Un affront à notre souveraineté culturelle
Lors de l’adoption du nouvel Accord Canada — États-Unis — Mexique en septembre 2018, le gouvernement canadien se réjouissait d’avoir pu y maintenir l’exemption culturelle. On qualifiait le tout de gain important. Nous avions sauvé l’essentiel pour protéger notre « souveraineté culturelle ».
Quelques jours plus tard, Véronique Guèvremont, professeure titulaire de la Chaire UNESCO sur la diversité des expressions culturelles, et Ivan Bernier, professeur émérite de la Faculté de droit de l’Université Laval, émettaient un tout autre son de cloche.
En effet, les deux s’inquiétaient qu’une clause de représailles eût été ajoutée à ce nouvel accord.

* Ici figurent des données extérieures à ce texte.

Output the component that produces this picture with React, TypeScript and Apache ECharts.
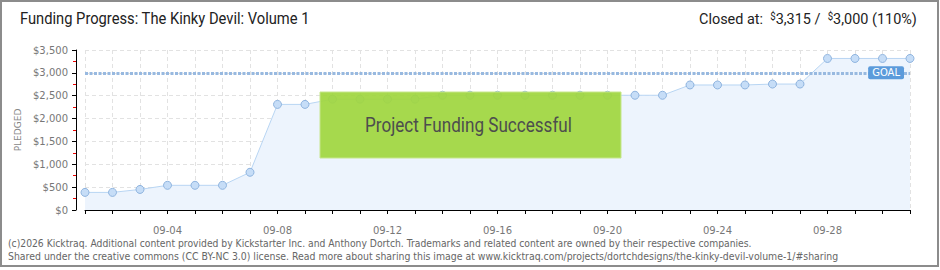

« Si le Canada décidait tout de même d’aller de l’avant avec l’adoption de telles mesures adaptées au numérique, couvertes par l’exemption culturelle du nouvel AEUMC, il ne nous resterait plus qu’à espérer que les États-Unis s’abstiennent de recourir à leur droit de représailles et qu’ils renoncent à nous demander le paiement de quelque compensation que ce soit. » (Le Devoir, 5 octobre 2018)
Eh bien, nous y sommes.
Une coalition d’entreprises numériques américaines a fait parvenir une lettre au président Joe Biden avant sa rencontre avec le premier ministre canadien. Ces entreprises se plaignent des projets de loi C-11, sur la diffusion continue en ligne, et C-18, sur les nouvelles en ligne.
Selon un extrait de cette lettre adressée au président américain, la coalition dénonce les deux projets de loi à l’étude :
Nous craignons que le Canada poursuive un certain nombre de propositions et d’actions problématiques qui pourraient limiter considérablement la capacité des entreprises américaines à exporter leurs biens et services et à concurrencer équitablement sur le marché canadien.
Pourrait-il y avoir des représailles en vertu de ce nouvel accord commercial entre les trois « amis » nord-américains, comme le craignaient Véronique Guèvremont et Ivan Bernier ? Si tel était le cas, nous pourrions assister à un véritable affront à l’encontre de notre souveraineté culturelle.
Souhaitons que nos milieux culturels, nos médias et nos deux ordres de gouvernement réagissent avant que le goût de représailles de nos voisins du Sud, où, rappelons-le, logent les « barbares numériques » (américains), ne les prenne.